Battle lines are already being drawn at auction marts around the country as sheep farmers and supermarkets plan their strategy for a prime lamb selling season that could have major implications for the future of sheep production in the UK.
Auctioneers are in total agreement when they say their prime lamb vendors are no longer making “empty threats” about getting out of sheep production.
Although prices at many of this week’s markets were still well up on a year ago – some about 30p/kg more than early June 2007 – auctioneers and farmers say rising production costs are biting hard into margins, with creep-fed lambs the most expensive commodity these flocks have produced for years.
But as lamb trade makes its transition into the first stages of the main selling season, supermarket buyers are already saying producers will have to be realistic about what they expect for their lambs or there will be consumer resistance and demand will slump.

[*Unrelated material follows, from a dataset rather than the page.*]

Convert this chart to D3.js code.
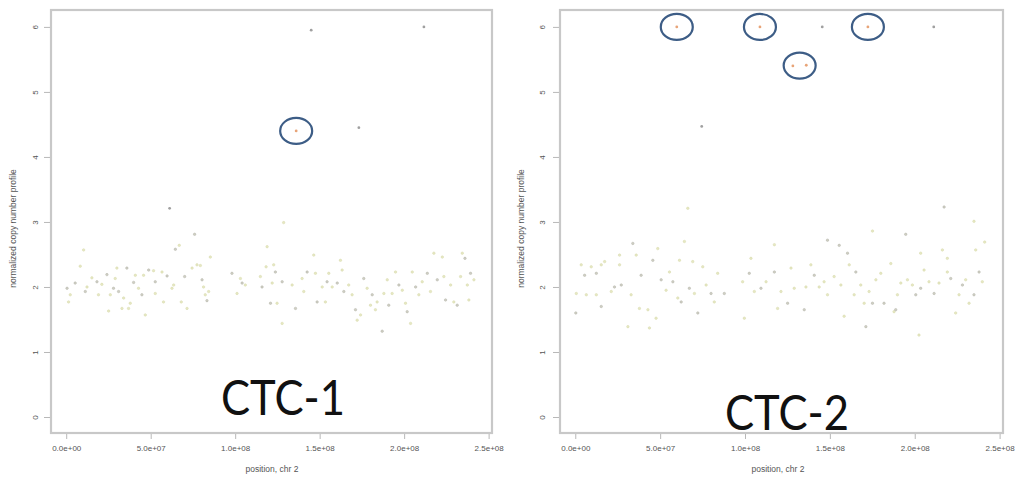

Plenty of prime lambs were leaving the ring at 170-180p/kg at many markets this week and, although some local butchers were giving up to 200p, volume buyers made it clear they weren’t happy. Prices did ease at most centres and, with lamb numbers increasing, the supermarkets are poised to take advantage.
While no one is prepared to be quoted about what an “acceptable” prime lamb price will be as trade moves into the main summer season, 150p/kg is looking like the cut-off point. Returns below that could trigger the biggest upheaval the industry has seen for decades.

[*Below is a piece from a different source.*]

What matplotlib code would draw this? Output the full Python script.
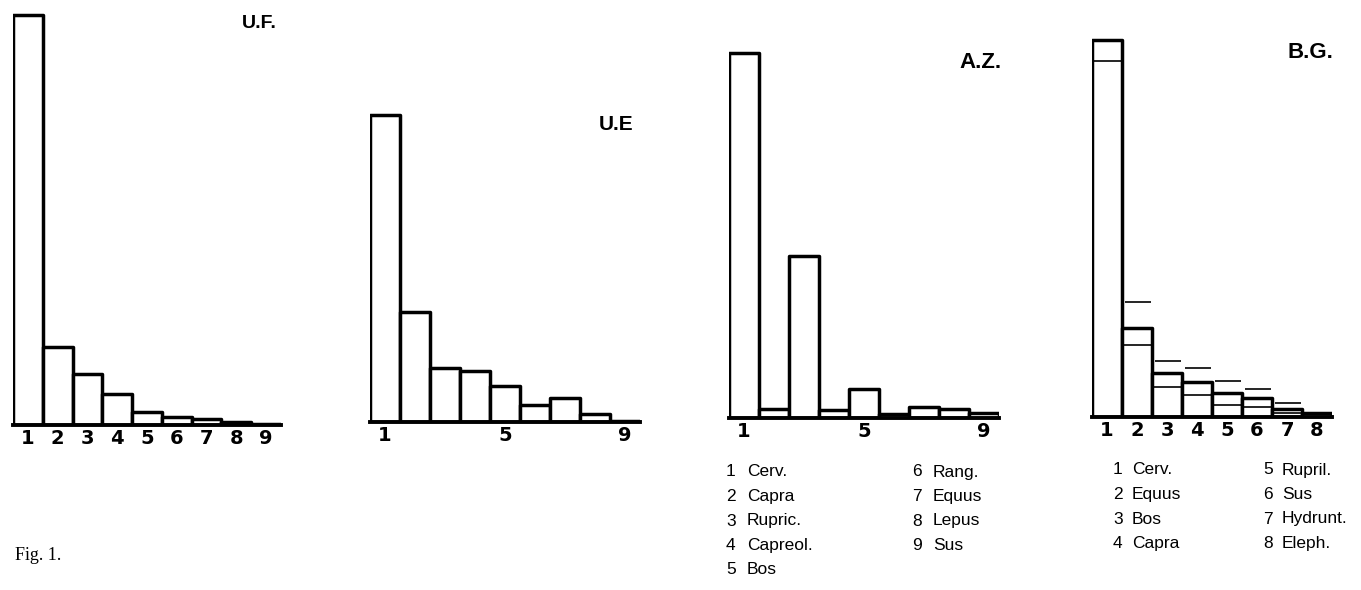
import numpy as np
import matplotlib
matplotlib.use("Agg")
import matplotlib.pyplot as plt

# ---------------- data (percent of remains) ----------------
uf_labels = ["1", "2", "3", "4", "5", "6", "7", "8", "9"]
uf_values = [68.3, 13.0, 8.5, 5.2, 2.2, 1.3, 1.0, 0.5, 0.2]

ue_labels = ["1", "", "", "", "5", "", "", "", "9"]
ue_values = [51.2, 18.3, 9.0, 8.5, 6.0, 2.8, 4.0, 1.3, 0.2]

az_labels = ["1", "", "", "", "5", "", "", "", "9"]
az_values = [60.8, 1.5, 27.0, 1.3, 4.8, 0.7, 1.8, 1.5, 0.8]
az_taxa = ["Cerv.", "Capra", "Rupric.", "Capreol.", "Bos", "Rang.", "Equus", "Lepus", "Sus"]

bg_labels = ["1", "2", "3", "4", "5", "6", "7", "8"]
bg_values = [62.8, 14.8, 7.3, 5.8, 4.0, 3.2, 1.3, 0.7]
bg_lower = [59.3, 12.0, 5.0, 3.7, 2.0, 1.7, 0.7, np.nan]
bg_upper = [np.nan, 19.2, 9.3, 8.2, 6.0, 4.7, 2.3, np.nan]
bg_taxa = ["Cerv.", "Equus", "Bos", "Capra", "Rupril.", "Sus", "Hydrunt.", "Eleph."]

titles = ["U.F.", "U.E", "A.Z.", "B.G."]

# ---------------- layout ----------------
W, H = 1361, 590
fig = plt.figure(figsize=(W / 100, H / 100), dpi=100)
fig.patch.set_facecolor("white")

YMAX = 70.0
PX_PER_UNIT = 6.0
AX_H = YMAX * PX_PER_UNIT

def fx(x):
    return x / W

def fy(y):
    return 1 - y / H

def panel(left, right, base, labels, values):
    n = len(values)
    ax = fig.add_axes([fx(left), (H - base) / H, (right - left) / W, AX_H / H])
    ax.set_xlim(0.5, n + 0.5)
    ax.set_ylim(0, YMAX)
    x = np.arange(1, n + 1)
    ax.bar(x, values, width=1.0, color="white", edgecolor="black",
           linewidth=2.5, joinstyle="round", zorder=2)
    for s in ["left", "top", "right"]:
        ax.spines[s].set_visible(False)
    ax.spines["bottom"].set_linewidth(2.8)
    ax.spines["bottom"].set_zorder(3)
    ax.set_yticks([])
    ax.set_xticks(x)
    ax.set_xticklabels(labels)
    ax.tick_params(axis="x", length=0, pad=3.0)
    for t in ax.get_xticklabels():
        t.set_fontfamily("DejaVu Sans")
        t.set_fontweight("bold")
        t.set_fontsize(14)
    ax.patch.set_alpha(0)
    return ax, x

ax1, _ = panel(13, 281, 425, uf_labels, uf_values)
ax2, _ = panel(370, 640, 422, ue_labels, ue_values)
ax3, _ = panel(729, 999, 418, az_labels, az_values)
ax4, xb = panel(1092, 1332, 417, bg_labels, bg_values)

# B.G. range lines (lower inside the bar, upper above it)
ax4.hlines(bg_lower, xb - 0.47, xb + 0.47, colors="black", linewidth=1.2, zorder=3)
ax4.hlines(bg_upper, xb - 0.40, xb + 0.47, colors="black", linewidth=1.2, zorder=3)

# titles
title_pos = [(277, 23, 14), (633, 125, 15), (1002, 62, 16), (1333, 53, 16)]
for t, (x, y, fs) in zip(titles, title_pos):
    fig.text(fx(x), fy(y), t, ha="right", va="center", fontsize=fs,
             fontweight="heavy", family="Liberation Sans")

# legends
def legend(items, num_x, name_x, num_x2, name_x2, y0, dy, split):
    for i, name in enumerate(items):
        if i < split:
            nx, tx, y = num_x, name_x, y0 + i * dy
        else:
            nx, tx, y = num_x2, name_x2, y0 + (i - split) * dy
        fig.text(fx(nx), fy(y), str(i + 1), ha="left", va="center",
                 fontsize=12.5, family="Liberation Sans")
        fig.text(fx(tx), fy(y), name, ha="left", va="center",
                 fontsize=12.5, family="Liberation Sans")

legend(az_taxa, 726, 747, 912, 933, 472, 24.5, 5)
legend(bg_taxa, 1113, 1132, 1263, 1282, 470, 24.5, 4)

fig.text(fx(15), fy(556), "Fig. 1.", ha="left", va="center",
         fontsize=13, family="Liberation Serif")

fig.savefig("out.png", dpi=100, facecolor="white")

“Unless main season’s lambs leave a fair margin, we’re going to see a lot of sheep men get out of the job – and they are men that you’d never think would leave sheep farming,” said Lanark Auction Mart auctioneer Brian Ross.
His opinion was echoed by McCartneys auctioneer Clive Roads, who sold 2500 prime lambs at Ludlow this week to average 180p/kg. “There is plenty of competition for well-meated lambs at the moment, but if prices take a dive in mid-season, many farmers have vowed to get out,” he said. “Our cull ewe trade through all our markets continues to be strong, but it is worrying so many young ewes continue to be taken out of the system.”
The realignment of the sheep sector, driven by rising costs and low returns, is already under way much earlier than expected. Comparisons with the exodus from milk are already being made.
The new Rugby auction mart at Stoneleigh has been trading since early May. Spokesman Vincent Davies said the 977 prime lambs forward this week averaged 177p – about 11p down on the week.
“Supermarkets are already trying to talk the price down, but this year’s unprecedented rise in production costs means farmers have got to be paid a price that leaves them a profit,” said Mr Davies.
This week saw the first sale of lightweight lambs at Kirkby Stephen, Cumbria, where the best – weighing 32-34kg – reached 150-160p/kg. Lighter sorts at 26-27kg were harder to cash.
But Kirkby Stephen’s main sale of prime lambs reflected the difficulties many north-country producers are facing trying to sell lambs that have “gone stale”.
“Lambs were selling from 170-200p/kg, but there were many plain lambs that had eventually reached 40kg but should have been there three weeks ago,” said auctioneer Stuart Bell. “They’d lost that fresh look and were down to about 150p.
“Supermarkets tell us 170-180p/kg isn’t sustainable. Every producer has a cut-off point and knows what his lambs must make to leave some profit. This is make or break year for many sheep producers.”